TO BE DONE:
Word for word, give the material below again, minus any images.
___ MATERIAL ___
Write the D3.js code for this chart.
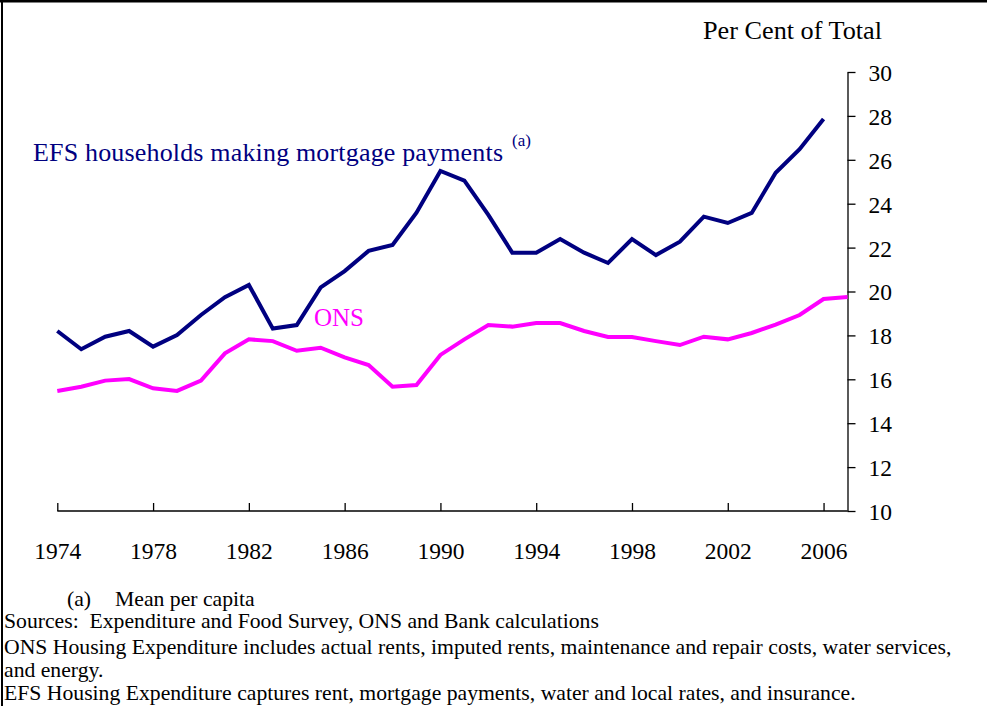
<!DOCTYPE html>
<html>
<head>
<meta charset="utf-8">
<script src="https://cdn.jsdelivr.net/npm/d3@7"></script>
<style>
  html, body { margin: 0; padding: 0; background: #fff; }
  svg { display: block; }
  text { font-family: "Liberation Serif", "Times New Roman", serif; white-space: pre; }
</style>
</head>
<body>
<svg id="chart" width="987" height="706"></svg>
<script>
const years = d3.range(1974, 2008);
const efsValues = [18.2, 17.37, 17.94, 18.2, 17.49, 18.02, 18.93, 19.74, 20.3, 18.31,
  18.47, 20.19, 20.93, 21.85, 22.12, 23.59, 25.49, 25.05, 23.49, 21.77,
  21.77, 22.39, 21.77, 21.3, 22.39, 21.66, 22.27, 23.41, 23.12, 23.58,
  25.41, 26.48, 27.86];
const onsValues = [15.47, 15.66, 15.94, 16.01, 15.59, 15.47, 15.94, 17.18, 17.82, 17.74,
  17.3, 17.44, 17.0, 16.65, 15.66, 15.74, 17.11, 17.82, 18.47, 18.4,
  18.56, 18.56, 18.2, 17.93, 17.93, 17.74, 17.56, 17.94, 17.82, 18.11,
  18.49, 18.93, 19.66, 19.75];
const xTickYears = [1974, 1978, 1982, 1986, 1990, 1994, 1998, 2002, 2006];
const yTicks = [10, 12, 14, 16, 18, 20, 22, 24, 26, 28, 30];
const labels = {
  efs: "EFS households making mortgage payments",
  efsNote: "(a)",
  ons: "ONS",
  unit: "Per Cent of Total"
};
const footnotes = [
  "Sources:  Expenditure and Food Survey, ONS and Bank calculations",
  "ONS Housing Expenditure includes actual rents, imputed rents, maintenance and repair costs, water services,",
  "and energy.",
  "EFS Housing Expenditure captures rent, mortgage payments, water and local rates, and insurance."
];

const SERIF = '"Liberation Serif", "Times New Roman", serif';
const svg = d3.select("#chart");
const x = d3.scaleLinear().domain([1974, 2007]).range([57.3, 847.5]);
const y = d3.scaleLinear().domain([10, 30]).range([511, 72]);

// frame (top and left edges)
svg.append("line").attr("x1", 0).attr("x2", 987).attr("y1", 1).attr("y2", 1)
  .attr("stroke", "#000").attr("stroke-width", 3);
svg.append("line").attr("x1", 2).attr("x2", 2).attr("y1", 0).attr("y2", 706)
  .attr("stroke", "#000").attr("stroke-width", 2);

// x axis
const xAxis = d3.axisBottom(x).tickValues(xTickYears).tickFormat(d3.format("d"))
  .tickSizeInner(-8).tickSizeOuter(0).tickPadding(0);
const gx = svg.append("g").attr("transform", "translate(0,511)").call(xAxis);
gx.select(".domain").attr("stroke", "#000").attr("stroke-width", 1.3)
  .attr("d", `M${x(1974)},0H${x(2007)}`);
gx.selectAll(".tick line").attr("stroke", "#000").attr("stroke-width", 1.3);
gx.selectAll(".tick text").attr("y", 48).attr("dy", null)
  .attr("font-size", 23.5).attr("fill", "#000").attr("font-family", SERIF);

// y axis (right side, ticks outward)
const yAxis = d3.axisRight(y).tickValues(yTicks).tickSizeInner(8).tickSizeOuter(0).tickPadding(13);
const gy = svg.append("g").attr("transform", `translate(${x(2007)},0)`).call(yAxis);
gy.select(".domain").attr("stroke", "#000").attr("stroke-width", 1.3);
gy.selectAll(".tick line").attr("stroke", "#000").attr("stroke-width", 1.3);
gy.selectAll(".tick text").attr("dy", "0.36em").attr("font-size", 23.5).attr("fill", "#000")
  .attr("font-family", SERIF);

// lines
const line = d3.line().x((d, i) => x(years[i])).y(d => y(d));
svg.append("path").datum(onsValues).attr("d", line).attr("fill", "none")
  .attr("stroke", "#ff00ff").attr("stroke-width", 4).attr("stroke-linejoin", "miter");
svg.append("path").datum(efsValues).attr("d", line).attr("fill", "none")
  .attr("stroke", "#000080").attr("stroke-width", 4).attr("stroke-linejoin", "miter");

// labels
svg.append("text").attr("x", 33).attr("y", 161).attr("font-size", 26).attr("fill", "#000080")
  .attr("font-family", SERIF).attr("textLength", 470).attr("lengthAdjust", "spacing")
  .text(labels.efs);
svg.append("text").attr("x", 512).attr("y", 146).attr("font-size", 17).attr("fill", "#000080")
  .attr("font-family", SERIF).text(labels.efsNote);
svg.append("text").attr("x", 314).attr("y", 326).attr("font-size", 25).attr("fill", "#ff00ff")
  .attr("font-family", SERIF).text(labels.ons);
svg.append("text").attr("x", 703).attr("y", 39).attr("font-size", 25).attr("fill", "#000")
  .attr("font-family", SERIF).attr("textLength", 179).attr("lengthAdjust", "spacingAndGlyphs")
  .text(labels.unit);

// footnotes
const fn = svg.append("g").attr("font-size", 21.7).attr("fill", "#000").attr("font-family", SERIF);
fn.append("text").attr("x", 67).attr("y", 606).text("(a)");
fn.append("text").attr("x", 115).attr("y", 606).text("Mean per capita");
const fnY = [628, 654, 677, 700];
footnotes.forEach((t, i) => {
  fn.append("text").attr("x", 4).attr("y", fnY[i]).text(t);
});
</script>
</body>
</html>
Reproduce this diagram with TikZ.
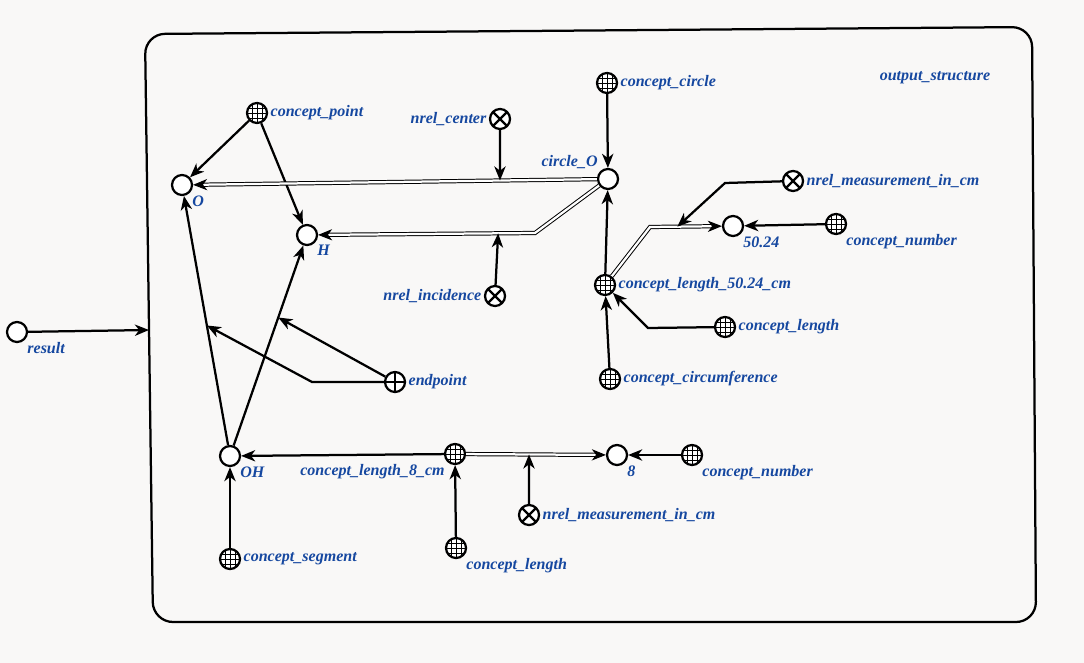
___
TASK OUTPUT:
Write the D3.js code for this chart.
<!DOCTYPE html>
<html>
<head>
<meta charset="utf-8">
<script src="https://cdn.jsdelivr.net/npm/d3@7"></script>
<style>
  html, body { margin: 0; padding: 0; background: #fff; }
  svg { display: block; }
  text { font-family: "Liberation Serif", "Times New Roman", serif; white-space: pre; }
</style>
</head>
<body>
<svg id="chart" width="987" height="706"></svg>
<script>
const years = d3.range(1974, 2008);
const efsValues = [18.2, 17.37, 17.94, 18.2, 17.49, 18.02, 18.93, 19.74, 20.3, 18.31,
  18.47, 20.19, 20.93, 21.85, 22.12, 23.59, 25.49, 25.05, 23.49, 21.77,
  21.77, 22.39, 21.77, 21.3, 22.39, 21.66, 22.27, 23.41, 23.12, 23.58,
  25.41, 26.48, 27.86];
const onsValues = [15.47, 15.66, 15.94, 16.01, 15.59, 15.47, 15.94, 17.18, 17.82, 17.74,
  17.3, 17.44, 17.0, 16.65, 15.66, 15.74, 17.11, 17.82, 18.47, 18.4,
  18.56, 18.56, 18.2, 17.93, 17.93, 17.74, 17.56, 17.94, 17.82, 18.11,
  18.49, 18.93, 19.66, 19.75];
const xTickYears = [1974, 1978, 1982, 1986, 1990, 1994, 1998, 2002, 2006];
const yTicks = [10, 12, 14, 16, 18, 20, 22, 24, 26, 28, 30];
const labels = {
  efs: "EFS households making mortgage payments",
  efsNote: "(a)",
  ons: "ONS",
  unit: "Per Cent of Total"
};
const footnotes = [
  "Sources:  Expenditure and Food Survey, ONS and Bank calculations",
  "ONS Housing Expenditure includes actual rents, imputed rents, maintenance and repair costs, water services,",
  "and energy.",
  "EFS Housing Expenditure captures rent, mortgage payments, water and local rates, and insurance."
];

const SERIF = '"Liberation Serif", "Times New Roman", serif';
const svg = d3.select("#chart");
const x = d3.scaleLinear().domain([1974, 2007]).range([57.3, 847.5]);
const y = d3.scaleLinear().domain([10, 30]).range([511, 72]);

// frame (top and left edges)
svg.append("line").attr("x1", 0).attr("x2", 987).attr("y1", 1).attr("y2", 1)
  .attr("stroke", "#000").attr("stroke-width", 3);
svg.append("line").attr("x1", 2).attr("x2", 2).attr("y1", 0).attr("y2", 706)
  .attr("stroke", "#000").attr("stroke-width", 2);

// x axis
const xAxis = d3.axisBottom(x).tickValues(xTickYears).tickFormat(d3.format("d"))
  .tickSizeInner(-8).tickSizeOuter(0).tickPadding(0);
const gx = svg.append("g").attr("transform", "translate(0,511)").call(xAxis);
gx.select(".domain").attr("stroke", "#000").attr("stroke-width", 1.3)
  .attr("d", `M${x(1974)},0H${x(2007)}`);
gx.selectAll(".tick line").attr("stroke", "#000").attr("stroke-width", 1.3);
gx.selectAll(".tick text").attr("y", 48).attr("dy", null)
  .attr("font-size", 23.5).attr("fill", "#000").attr("font-family", SERIF);

// y axis (right side, ticks outward)
const yAxis = d3.axisRight(y).tickValues(yTicks).tickSizeInner(8).tickSizeOuter(0).tickPadding(13);
const gy = svg.append("g").attr("transform", `translate(${x(2007)},0)`).call(yAxis);
gy.select(".domain").attr("stroke", "#000").attr("stroke-width", 1.3);
gy.selectAll(".tick line").attr("stroke", "#000").attr("stroke-width", 1.3);
gy.selectAll(".tick text").attr("dy", "0.36em").attr("font-size", 23.5).attr("fill", "#000")
  .attr("font-family", SERIF);

// lines
const line = d3.line().x((d, i) => x(years[i])).y(d => y(d));
svg.append("path").datum(onsValues).attr("d", line).attr("fill", "none")
  .attr("stroke", "#ff00ff").attr("stroke-width", 4).attr("stroke-linejoin", "miter");
svg.append("path").datum(efsValues).attr("d", line).attr("fill", "none")
  .attr("stroke", "#000080").attr("stroke-width", 4).attr("stroke-linejoin", "miter");

// labels
svg.append("text").attr("x", 33).attr("y", 161).attr("font-size", 26).attr("fill", "#000080")
  .attr("font-family", SERIF).attr("textLength", 470).attr("lengthAdjust", "spacing")
  .text(labels.efs);
svg.append("text").attr("x", 512).attr("y", 146).attr("font-size", 17).attr("fill", "#000080")
  .attr("font-family", SERIF).text(labels.efsNote);
svg.append("text").attr("x", 314).attr("y", 326).attr("font-size", 25).attr("fill", "#ff00ff")
  .attr("font-family", SERIF).text(labels.ons);
svg.append("text").attr("x", 703).attr("y", 39).attr("font-size", 25).attr("fill", "#000")
  .attr("font-family", SERIF).attr("textLength", 179).attr("lengthAdjust", "spacingAndGlyphs")
  .text(labels.unit);

// footnotes
const fn = svg.append("g").attr("font-size", 21.7).attr("fill", "#000").attr("font-family", SERIF);
fn.append("text").attr("x", 67).attr("y", 606).text("(a)");
fn.append("text").attr("x", 115).attr("y", 606).text("Mean per capita");
const fnY = [628, 654, 677, 700];
footnotes.forEach((t, i) => {
  fn.append("text").attr("x", 4).attr("y", fnY[i]).text(t);
});
</script>
</body>
</html>
Reproduce this diagram with TikZ.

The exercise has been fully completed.